= YOUR TASK =
Print only the lines from the top of the data through the line with "ax.set_yticklabels([str(t) for t", both included, skipping every picture.

= RAW DATA =
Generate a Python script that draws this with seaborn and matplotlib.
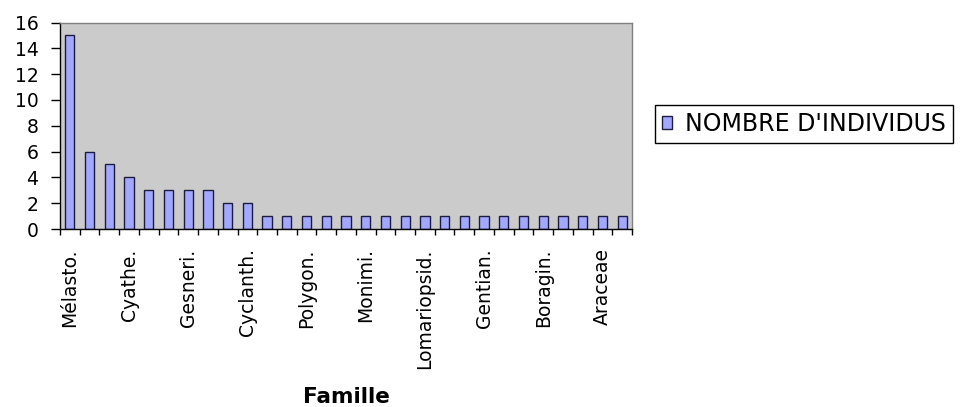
import numpy as np
import pandas as pd
import matplotlib
matplotlib.use("Agg")
import matplotlib.pyplot as plt
import seaborn as sns

# ---- data ----
categories = ["Mélasto.", "Rubi.", "Myrsin.", "Cyathe.", "Piper.", "Arali.",
              "Gesneri.", "Chloranth.", "Urtic.", "Cyclanth.", "Asteraceae",
              "Dennstaedt.", "Polygon.", "Aquifoli.", "Clusi.", "Monimi.",
              "Elaeocarp.", "Euphorbi.", "Lomariopsid.", "Marcgravi.", "Solan.",
              "Gentian.", "Myrt.", "Oleandr.", "Boragin.", "Proteaceae",
              "Sapot.", "Araceae", "Thymelae."]
values = [15, 6, 5, 4, 3, 3, 3, 3, 2, 2,
          1, 1, 1, 1, 1, 1, 1, 1, 1, 1,
          1, 1, 1, 1, 1, 1, 1, 1, 1]
series_name = "NOMBRE D'INDIVIDUS"
x_title = "Famille"
y_ticks = [0, 2, 4, 6, 8, 10, 12, 14, 16]

df = pd.DataFrame({"Famille": categories, "n": values})

sns.set_style("ticks")
plt.rcParams["font.family"] = ["DejaVu Sans"]
plt.rcParams["text.color"] = "black"
plt.rcParams["axes.labelcolor"] = "black"
plt.rcParams["xtick.color"] = "black"
plt.rcParams["ytick.color"] = "black"
plt.rcParams["xtick.labelcolor"] = "black"
plt.rcParams["ytick.labelcolor"] = "black"

W, H = 977, 407
fig = plt.figure(figsize=(W / 100, H / 100), dpi=100)
ax = fig.add_axes([60 / W, 1 - 229 / H, 572 / W, 206.5 / H])
ax.set_facecolor("#CBCBCB")

sns.barplot(data=df, x="Famille", y="n", ax=ax, color="#A3A8FF",
            width=0.47, edgecolor="#1c1c40", linewidth=1.0,
            saturation=1, label=series_name)

ax.set_xlim(-0.5, len(categories) - 0.5)
ax.set_ylim(0, 16)
ax.set_yticks(y_ticks)
ax.set_yticklabels([str(t) for t in y_ticks], fontsize=13.5)

idx = list(range(0, len(categories), 3))
ax.set_xticks(idx)
ax.set_xticklabels([categories[i] for i in idx], rotation=90, fontsize=13.5,
                   va="top", ha="center")
ax.set_xticks(np.arange(-0.5, len(categories), 1), minor=True)
ax.tick_params(axis="x", which="major", length=0, pad=14)
ax.tick_params(axis="x", which="minor", length=4.5, width=1, color="black",
               direction="out")
ax.tick_params(axis="y", length=6.5, width=1, color="black", pad=9,
               direction="out")

ax.set_ylabel("")
ax.set_xlabel(x_title, fontsize=15.5, fontweight="bold", color="black")
ax.xaxis.set_label_coords(0.5, -0.765)

for s in ["left", "bottom"]:
    ax.spines[s].set_color("black")
    ax.spines[s].set_linewidth(1)
for s in ["top", "right"]:
    ax.spines[s].set_visible(True)
    ax.spines[s].set_color("#808080")
    ax.spines[s].set_linewidth(1)

leg = ax.legend(loc="center left", bbox_to_anchor=(655 / W, 1 - 124 / H),
                bbox_transform=fig.transFigure, fontsize=17, frameon=True,
                fancybox=False, edgecolor="black", framealpha=1,
                handlelength=0.42, handleheight=0.42, handletextpad=0.55,
                borderpad=0.3, borderaxespad=0)
leg.get_frame().set_linewidth(1)
for t in leg.get_texts():
    t.set_color("black")

fig.savefig("out.png", dpi=100)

= ANSWER TO THIS TASK =
Generate a Python script that draws this with seaborn and matplotlib.
import numpy as np
import pandas as pd
import matplotlib
matplotlib.use("Agg")
import matplotlib.pyplot as plt
import seaborn as sns

# ---- data ----
categories = ["Mélasto.", "Rubi.", "Myrsin.", "Cyathe.", "Piper.", "Arali.",
              "Gesneri.", "Chloranth.", "Urtic.", "Cyclanth.", "Asteraceae",
              "Dennstaedt.", "Polygon.", "Aquifoli.", "Clusi.", "Monimi.",
              "Elaeocarp.", "Euphorbi.", "Lomariopsid.", "Marcgravi.", "Solan.",
              "Gentian.", "Myrt.", "Oleandr.", "Boragin.", "Proteaceae",
              "Sapot.", "Araceae", "Thymelae."]
values = [15, 6, 5, 4, 3, 3, 3, 3, 2, 2,
          1, 1, 1, 1, 1, 1, 1, 1, 1, 1,
          1, 1, 1, 1, 1, 1, 1, 1, 1]
series_name = "NOMBRE D'INDIVIDUS"
x_title = "Famille"
y_ticks = [0, 2, 4, 6, 8, 10, 12, 14, 16]

df = pd.DataFrame({"Famille": categories, "n": values})

sns.set_style("ticks")
plt.rcParams["font.family"] = ["DejaVu Sans"]
plt.rcParams["text.color"] = "black"
plt.rcParams["axes.labelcolor"] = "black"
plt.rcParams["xtick.color"] = "black"
plt.rcParams["ytick.color"] = "black"
plt.rcParams["xtick.labelcolor"] = "black"
plt.rcParams["ytick.labelcolor"] = "black"

W, H = 977, 407
fig = plt.figure(figsize=(W / 100, H / 100), dpi=100)
ax = fig.add_axes([60 / W, 1 - 229 / H, 572 / W, 206.5 / H])
ax.set_facecolor("#CBCBCB")

sns.barplot(data=df, x="Famille", y="n", ax=ax, color="#A3A8FF",
            width=0.47, edgecolor="#1c1c40", linewidth=1.0,
            saturation=1, label=series_name)

ax.set_xlim(-0.5, len(categories) - 0.5)
ax.set_ylim(0, 16)
ax.set_yticks(y_ticks)
ax.set_yticklabels([str(t) for t in y_ticks], fontsize=13.5)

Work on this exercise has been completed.